Essential since I’m trying to be passive. But I suspect it would be convenient in other situations too. (I guess it’d also be an efficient way to get eggs on nauvis? Haven’t thought about why we’d care.)
You can burn the eggs too. Storage for biochambers will eventually fill up and need manual intervention.
I don’t know how you manage. All of my stones go toward train tracks and landfill, and I still need to import more to keep up. I’m even using enriched resource settings.
Belts. I have no trains on Gleba, it’s all turbo belts. So far, I haven’t expanded so far on Gleba that fruit is spoiling on the belts, except when they back up, but if that happens I’ll just move processing closer to the fields. What with spoilage management, I’ve found density is itself an issue, so spreading out to multiple smaller bases is easier. It helps that the native wildlife isn’t a robust or aggressive as Nauvis; Nauvis encourages building a giant wall around a mega factory (IME), but Gleba I find it’s easier to spread out. Energy being essentially unlimited, I just sprinkle laser turrets around for peace of mind, and a Spidertrons hanging out for just in case… but, really, the most dangerous the wildlife has been is when something got wedged in egg production and spoilage led to outbreaks. It’s been ages since one of those happened. Gleba isn’t Fulgaris, but it’s pretty peaceful, at least around my bases.

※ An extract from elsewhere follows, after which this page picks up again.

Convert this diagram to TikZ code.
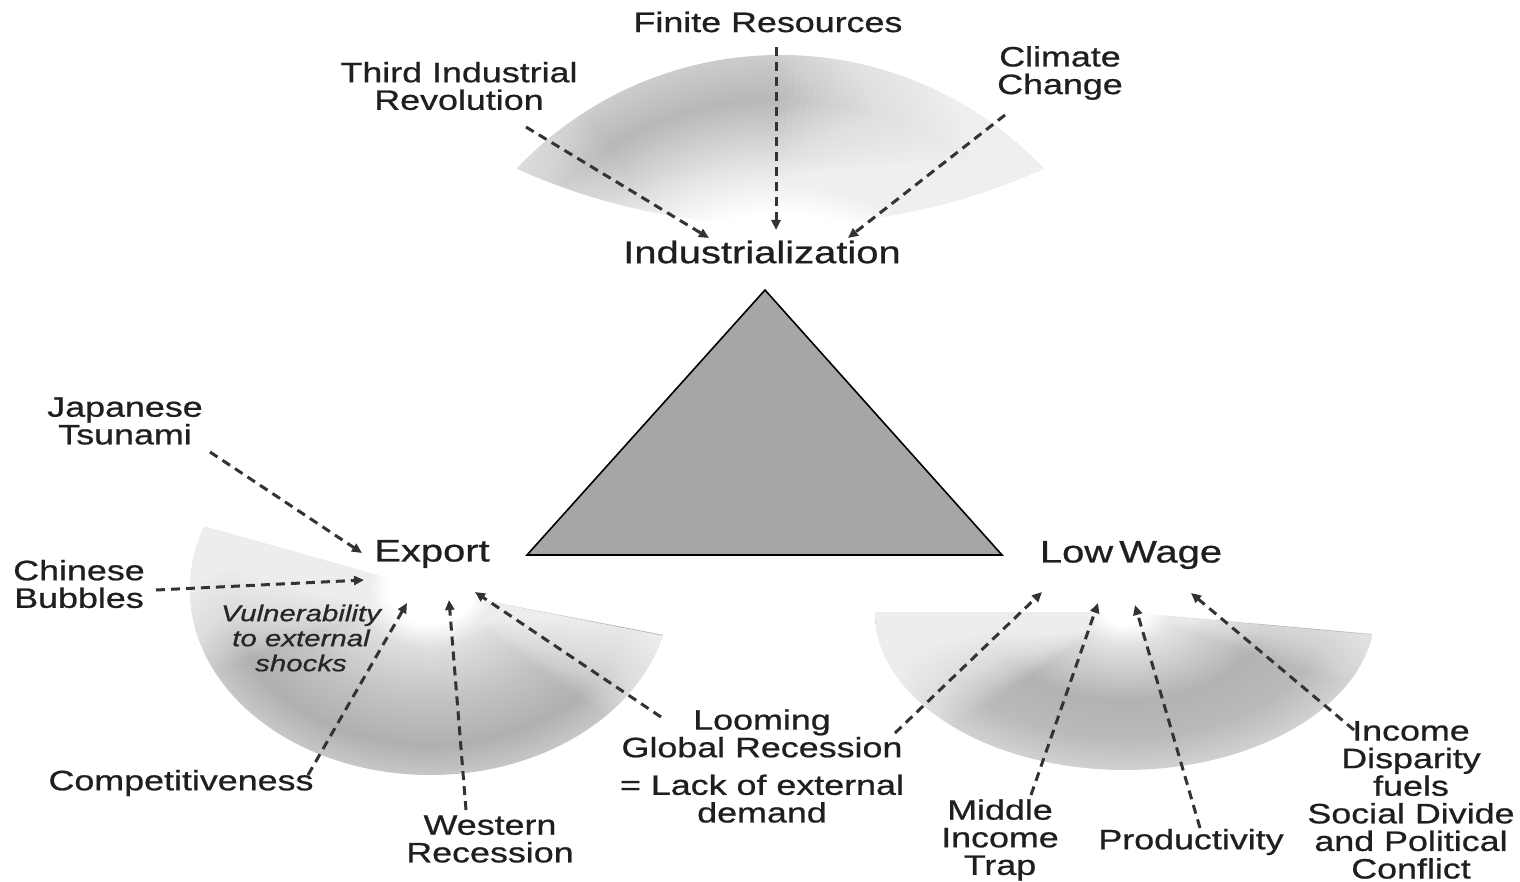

This is a nice idea that I’ve never thought of before and seems like it would be useful even on default settings, and even if it doesn’t totally work for pentapods.
@[email protected] how difficult is it to get the player or bots close enough to build the walls without being attacked? When I’m anywhere near a nest it spawns biters constantly
A few notes on managing biters early game: Worms attack bots, so blueprint placing was a bad time without killing all the worms first. I had the easiest time doing this by placing a bunch of turrets filtered to only attack worms+biters. I think it should be possible to place a roboport close enough earlier in the game, and then carefully build ‘from the inside out’, only shooting down the biters when you’ve basically encased them.
On gleba, I had the mech-suit from fulgora with the upgraded roboport, so I just kite things around while doing the science. Everything de-agros if you get enough distance.
I wanted to add that surrounding a convenient bitter base seems like a good way to make the captive biter stuff less of a headache. You can save one well located base for when you reach gleba.